Conformation of the N-terminal segment of a monocysteine mutant of troponin I from cardiac muscle.

Abstract

A monocysteine mutant of cardiac muscle troponin I, cTnI(S5C/C81I/C98S), was generated from a mouse cTnI cDNA clone and expressed in a bacterial system. Cys-5 was modified with the fluorescent sulfhydryl reagent IAANS to probe the conformation of the N-terminal extension of the mutant and the mutant complexed with cardiac muscle troponin C. Our emphasis was on the effect of phosphorylation of Ser-23 and Ser-24 by protein kinase A on the conformation of the N-terminal segment. Phosphorylation resulted in an 8-nm red-shift of the emission spectrum of the attached IAANS probe and a reduction of its quantum yield by a factor of 4-5. The intensity decay of nonphosphorylated IAANS-labeled mutant was complex and had to be described by a sum of three exponential terms, with lifetimes in the range 0.1-5 ns. A fourth component in the range 7-9 ns was required to describe the intensity decay of the phosphorylated mutant. Phosphorylation also reduced the weighted mean lifetime, consistent with the changes observed in the steady-state fluorescence parameters and a 33% decrease in the global rotational correlation time calculated from anisotropy decay data. This change in correlation time suggested a decrease in the axial ratio of the protein.

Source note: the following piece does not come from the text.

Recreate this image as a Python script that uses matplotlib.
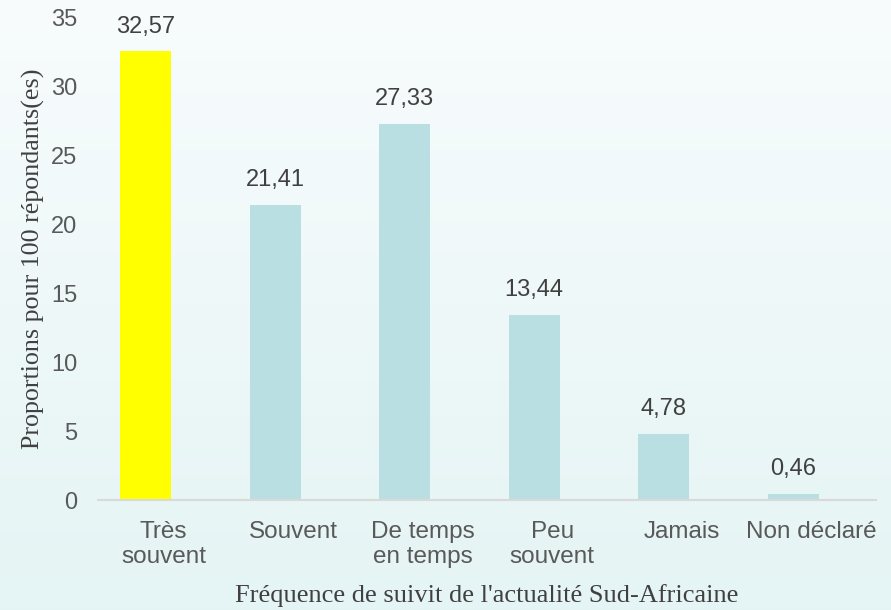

The fluorescence changes of the labeled mutant induced by phosphorylation were carried over to its complex with troponin C. The Stern-Volmer plots of acrylamide quenching of the steady-state fluorescence were essentially linear for nonphosphorylated mutant but displayed pronounced concave downward curvatures for the phosphorylated protein under all conditions studied. The present results are interpreted in terms of a more compact hydrodynamic shape of the phosphorylated cTnI mutant and are consistent with a folded conformation of the N-terminal extension induced by phosphorylation of the two serines. These conformational changes may play a role in the modulation of cardiac muscle contractility by troponin I phosphorylation.